## Data segment
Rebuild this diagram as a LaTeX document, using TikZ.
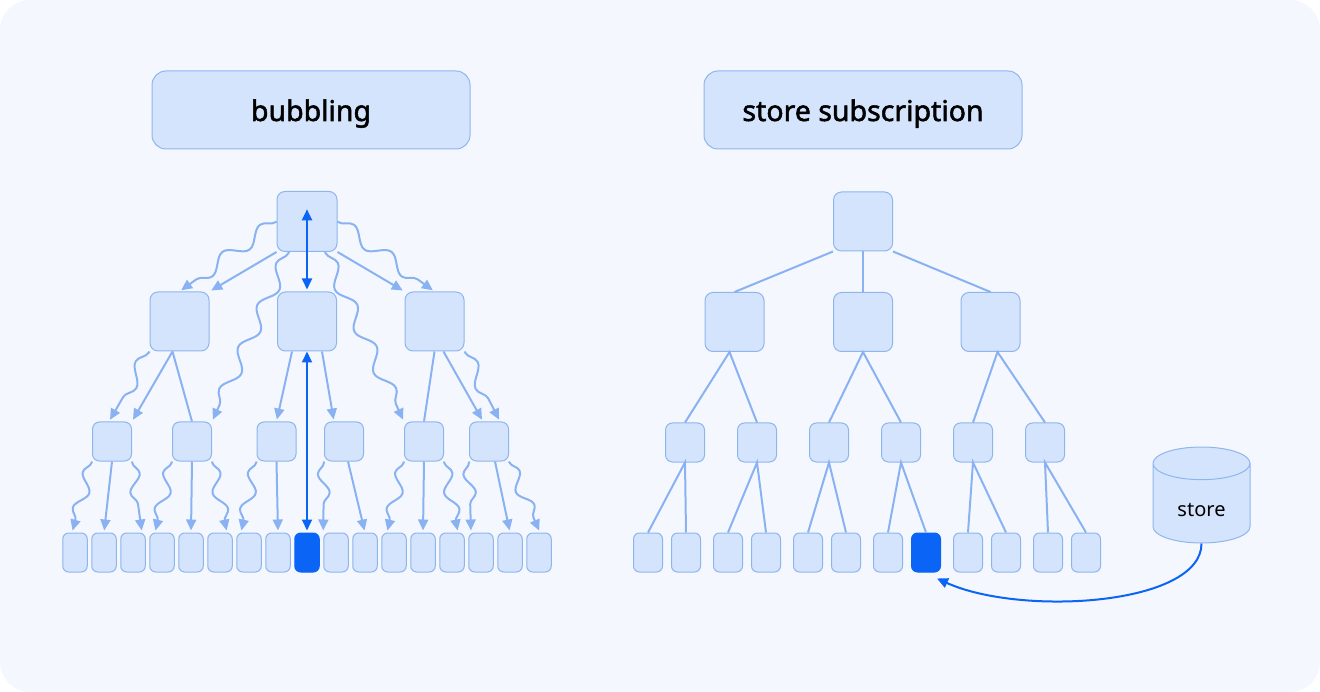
\documentclass[tikz,border=0pt]{standalone}
\usepackage{fontspec}
\setmainfont{Noto Sans}
\newfontfamily\titlefont[FakeBold=1.8]{Noto Sans}
\usetikzlibrary{
  arrows.meta,
  calc,
  positioning,
  shapes.geometric,
  decorations.pathmorphing}

\definecolor{panel}{HTML}{F4F8FE}
\definecolor{boxfill}{HTML}{D4E4FC}
\definecolor{boxline}{HTML}{8FB5EE}
\definecolor{edgec}{HTML}{8AB2F2}
\definecolor{hot}{HTML}{0A64F5}

\begin{document}
\begin{tikzpicture}[x=1pt,y=-1pt,
    box/.style={draw=boxline,fill=boxfill,line width=1pt,rounded corners=8pt,
      minimum size=#1,inner sep=0pt},
    small/.style={box=39,rounded corners=7pt},
    leaf/.style={box=24.5,minimum height=39,rounded corners=6pt},
    hot leaf/.style={fill=hot,draw=hot},
    title/.style={draw=boxline,fill=boxfill,line width=1pt,rounded corners=14pt,
      minimum width=318,minimum height=78,text height=22pt,text depth=0pt,
      font=\titlefont\fontsize{28.5}{34}\selectfont},
    store/.style={cylinder,shape border rotate=90,aspect=0.68,draw=boxline,fill=boxfill,
      line width=1pt,minimum width=97,minimum height=96,inner sep=0pt,
      text height=26pt,text depth=0pt,font=\fontsize{20}{24}\selectfont},
    edge/.style={draw=edgec,line width=2pt},
    arr/.style={edge,-{Triangle[length=11pt,width=10pt]},shorten >=2pt},
    wave/.style={arr,decorate,decoration={snake,amplitude=7pt,segment length=46pt,
      pre length=1pt,post length=11pt}},
    wave left/.style={wave,decoration={mirror}},
    short/.style={decoration={amplitude=6pt,segment length=37pt}},
    hot arr/.style={draw=hot,line width=2pt,
      {Triangle[length=11pt,width=10pt]}-{Triangle[length=11pt,width=10pt]},shorten >=2pt}]

    % panel
    \fill[white] (0,0) rectangle (1320,692);
    \fill[panel,rounded corners=30pt] (0,0) rectangle (1320,692);

    \node[title] (tb) at (311,110) {bubbling};
    \node[title] (ts) at (863,110) {store subscription};

    % bubbling tree
    \node[box=60] (b0) at (307,221.5) {};
    \foreach \n/\x in {1/179.5,2/307,3/434.5}
        \node[box=59] (b\n) at (\x,321.5) {};
    \foreach \n/\x in {1/112,2/192,3/276.5,4/344,5/424,6/489}
        \node[small] (c\n) at (\x,441.5) {};
    \foreach \i in {1,...,8,10,11,...,17}
        \node[leaf] (d\i) at ({75+29*(\i-1)},552.5) {};
    \node[leaf,hot leaf] (d9) at (307,552.5) {};

    \draw[wave left] (b0.west) -- (b1.north);
    \draw[arr] (b0.south west) -- (b1.north east);
    \draw[wave left] ($(b0.south)+(-18,0)$) -- (c2.north east);
    \draw[hot arr] ($(b0.north)!0.3!(b0.south)$) -- (b2.north);
    \draw[wave] ($(b0.south)+(18,0)$) -- (c5.north west);
    \draw[arr] (b0.south east) -- (b3.north west);
    \draw[wave] (b0.east) -- (b3.north);

    \draw[wave left] (b1.south west) -- ($(c1.north)+(-3,0)$);
    \draw[arr] ($(b1.south)+(-7,0)$) -- (c1.north east);
    \draw[edge] ($(b1.south)+(-7,0)$) -- (c2.north);
    \draw[arr] ($(b2.south)+(-15,0)$) -- (c3.north);
    \draw[hot arr] (b2.south) -- (d9.north);
    \draw[arr] ($(b2.south)+(15,0)$) -- ($(c4.north)+(-10,0)$);
    \draw[edge] (b3.south) -- (c5.north);
    \draw[arr] ($(b3.south)+(9,0)$) -- ($(c6.north)+(-6,0)$);
    \draw[wave] (b3.south east) -- ($(c6.north)+(11,0)$);

    \draw[wave left,short] (c1.south west) -- ($(d1.north)+(-3,0)$);
    \draw[arr] (c1.south) -- (d2.north);
    \draw[wave,short] (c1.south east) -- ($(d3.north)+(9,0)$);
    \draw[wave left,short] (c2.south west) -- ($(d4.north)+(-7,0)$);
    \draw[arr] (c2.south) -- (d5.north);
    \draw[wave,short] (c2.south east) -- ($(d6.north)+(7,0)$);
    \draw[wave left,short] (c3.south west) -- ($(d7.north)+(-8,0)$);
    \draw[arr] (c3.south) -- (d8.north);
    \draw[wave left,short] (c4.south west) -- (d10.north west);
    \draw[arr] ($(c4.south)+(4,0)$) -- (d11.north);
    \draw[wave left,short] (c5.south west) -- ($(d12.north)+(-7,0)$);
    \draw[arr] (c5.south) -- (d13.north);
    \draw[wave,short] (c5.south east) -- ($(d14.north)+(6,0)$);
    \draw[wave left,short] (c6.south west) -- ($(d15.north)+(-10,0)$);
    \draw[arr] ($(c6.south)+(6,0)$) -- (d16.north);
    \draw[wave,short] (c6.south east) -- ($(d17.north)+(1,0)$);

    % store subscription tree
    \node[box=59] (e0) at (863,221.5) {};
    \foreach \n/\x in {1/734.5,2/863,3/990.5}
        \node[box=59] (e\n) at (\x,322) {};
    \foreach \n in {1,...,6}
        \node[small] (f\n) at ({685+72*(\n-1)},442.5) {};
    \foreach \i in {1,...,12} {
        \pgfmathsetmacro\gx{648+80*floor((\i-1)/2)+38*mod(\i-1,2)}
        \ifnum\i=8 \def\sty{hot leaf}\else\def\sty{}\fi
        \node[leaf,minimum width=29,\sty] (g\i) at (\gx,552.5) {};
    }
    \node[store,anchor=shape center] (st) at (1201.5,495) {store};

    \draw[edge] (e0.south west) -- (e1.north);
    \draw[edge] (e0.south) -- (e2.north);
    \draw[edge] (e0.south east) -- (e3.north);
    \draw[edge] (f1.north) -- ($(e1.south)+(-5,0)$) -- (f2.north);
    \draw[edge] (f3.north) -- (e2.south) -- (f4.north);
    \draw[edge] (f5.north) -- ($(e3.south)+(7,0)$) -- (f6.north);
    \foreach \n in {1,...,6} {
        \pgfmathtruncatemacro\ga{2*\n-1}
        \pgfmathtruncatemacro\gb{2*\n}
        \draw[edge] (g\ga.north) -- (f\n.south) -- (g\gb.north);
    }
    \draw[hot,line width=2pt,-{Triangle[length=11pt,width=10pt]}]
        (st.south) .. controls +(0,62) and +(84,38) .. ($(g8.south east)+(-4,6)$);
\end{tikzpicture}
\end{document}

## Job
Restate the full listing verbatim and drop every picture.

## Output of the task
Rebuild this diagram as a LaTeX document, using TikZ.
\documentclass[tikz,border=0pt]{standalone}
\usepackage{fontspec}
\setmainfont{Noto Sans}
\newfontfamily\titlefont[FakeBold=1.8]{Noto Sans}
\usetikzlibrary{
  arrows.meta,
  calc,
  positioning,
  shapes.geometric,
  decorations.pathmorphing}

\definecolor{panel}{HTML}{F4F8FE}
\definecolor{boxfill}{HTML}{D4E4FC}
\definecolor{boxline}{HTML}{8FB5EE}
\definecolor{edgec}{HTML}{8AB2F2}
\definecolor{hot}{HTML}{0A64F5}

\begin{document}
\begin{tikzpicture}[x=1pt,y=-1pt,
    box/.style={draw=boxline,fill=boxfill,line width=1pt,rounded corners=8pt,
      minimum size=#1,inner sep=0pt},
    small/.style={box=39,rounded corners=7pt},
    leaf/.style={box=24.5,minimum height=39,rounded corners=6pt},
    hot leaf/.style={fill=hot,draw=hot},
    title/.style={draw=boxline,fill=boxfill,line width=1pt,rounded corners=14pt,
      minimum width=318,minimum height=78,text height=22pt,text depth=0pt,
      font=\titlefont\fontsize{28.5}{34}\selectfont},
    store/.style={cylinder,shape border rotate=90,aspect=0.68,draw=boxline,fill=boxfill,
      line width=1pt,minimum width=97,minimum height=96,inner sep=0pt,
      text height=26pt,text depth=0pt,font=\fontsize{20}{24}\selectfont},
    edge/.style={draw=edgec,line width=2pt},
    arr/.style={edge,-{Triangle[length=11pt,width=10pt]},shorten >=2pt},
    wave/.style={arr,decorate,decoration={snake,amplitude=7pt,segment length=46pt,
      pre length=1pt,post length=11pt}},
    wave left/.style={wave,decoration={mirror}},
    short/.style={decoration={amplitude=6pt,segment length=37pt}},
    hot arr/.style={draw=hot,line width=2pt,
      {Triangle[length=11pt,width=10pt]}-{Triangle[length=11pt,width=10pt]},shorten >=2pt}]

    % panel
    \fill[white] (0,0) rectangle (1320,692);
    \fill[panel,rounded corners=30pt] (0,0) rectangle (1320,692);

    \node[title] (tb) at (311,110) {bubbling};
    \node[title] (ts) at (863,110) {store subscription};

    % bubbling tree
    \node[box=60] (b0) at (307,221.5) {};
    \foreach \n/\x in {1/179.5,2/307,3/434.5}
        \node[box=59] (b\n) at (\x,321.5) {};
    \foreach \n/\x in {1/112,2/192,3/276.5,4/344,5/424,6/489}
        \node[small] (c\n) at (\x,441.5) {};
    \foreach \i in {1,...,8,10,11,...,17}
        \node[leaf] (d\i) at ({75+29*(\i-1)},552.5) {};
    \node[leaf,hot leaf] (d9) at (307,552.5) {};

    \draw[wave left] (b0.west) -- (b1.north);
    \draw[arr] (b0.south west) -- (b1.north east);
    \draw[wave left] ($(b0.south)+(-18,0)$) -- (c2.north east);
    \draw[hot arr] ($(b0.north)!0.3!(b0.south)$) -- (b2.north);
    \draw[wave] ($(b0.south)+(18,0)$) -- (c5.north west);
    \draw[arr] (b0.south east) -- (b3.north west);
    \draw[wave] (b0.east) -- (b3.north);

    \draw[wave left] (b1.south west) -- ($(c1.north)+(-3,0)$);
    \draw[arr] ($(b1.south)+(-7,0)$) -- (c1.north east);
    \draw[edge] ($(b1.south)+(-7,0)$) -- (c2.north);
    \draw[arr] ($(b2.south)+(-15,0)$) -- (c3.north);
    \draw[hot arr] (b2.south) -- (d9.north);
    \draw[arr] ($(b2.south)+(15,0)$) -- ($(c4.north)+(-10,0)$);
    \draw[edge] (b3.south) -- (c5.north);
    \draw[arr] ($(b3.south)+(9,0)$) -- ($(c6.north)+(-6,0)$);
    \draw[wave] (b3.south east) -- ($(c6.north)+(11,0)$);

    \draw[wave left,short] (c1.south west) -- ($(d1.north)+(-3,0)$);
    \draw[arr] (c1.south) -- (d2.north);
    \draw[wave,short] (c1.south east) -- ($(d3.north)+(9,0)$);
    \draw[wave left,short] (c2.south west) -- ($(d4.north)+(-7,0)$);
    \draw[arr] (c2.south) -- (d5.north);
    \draw[wave,short] (c2.south east) -- ($(d6.north)+(7,0)$);
    \draw[wave left,short] (c3.south west) -- ($(d7.north)+(-8,0)$);
    \draw[arr] (c3.south) -- (d8.north);
    \draw[wave left,short] (c4.south west) -- (d10.north west);
    \draw[arr] ($(c4.south)+(4,0)$) -- (d11.north);
    \draw[wave left,short] (c5.south west) -- ($(d12.north)+(-7,0)$);
    \draw[arr] (c5.south) -- (d13.north);
    \draw[wave,short] (c5.south east) -- ($(d14.north)+(6,0)$);
    \draw[wave left,short] (c6.south west) -- ($(d15.north)+(-10,0)$);
    \draw[arr] ($(c6.south)+(6,0)$) -- (d16.north);
    \draw[wave,short] (c6.south east) -- ($(d17.north)+(1,0)$);

    % store subscription tree
    \node[box=59] (e0) at (863,221.5) {};
    \foreach \n/\x in {1/734.5,2/863,3/990.5}
        \node[box=59] (e\n) at (\x,322) {};
    \foreach \n in {1,...,6}
        \node[small] (f\n) at ({685+72*(\n-1)},442.5) {};
    \foreach \i in {1,...,12} {
        \pgfmathsetmacro\gx{648+80*floor((\i-1)/2)+38*mod(\i-1,2)}
        \ifnum\i=8 \def\sty{hot leaf}\else\def\sty{}\fi
        \node[leaf,minimum width=29,\sty] (g\i) at (\gx,552.5) {};
    }
    \node[store,anchor=shape center] (st) at (1201.5,495) {store};

    \draw[edge] (e0.south west) -- (e1.north);
    \draw[edge] (e0.south) -- (e2.north);
    \draw[edge] (e0.south east) -- (e3.north);
    \draw[edge] (f1.north) -- ($(e1.south)+(-5,0)$) -- (f2.north);
    \draw[edge] (f3.north) -- (e2.south) -- (f4.north);
    \draw[edge] (f5.north) -- ($(e3.south)+(7,0)$) -- (f6.north);
    \foreach \n in {1,...,6} {
        \pgfmathtruncatemacro\ga{2*\n-1}
        \pgfmathtruncatemacro\gb{2*\n}
        \draw[edge] (g\ga.north) -- (f\n.south) -- (g\gb.north);
    }
    \draw[hot,line width=2pt,-{Triangle[length=11pt,width=10pt]}]
        (st.south) .. controls +(0,62) and +(84,38) .. ($(g8.south east)+(-4,6)$);
\end{tikzpicture}
\end{document}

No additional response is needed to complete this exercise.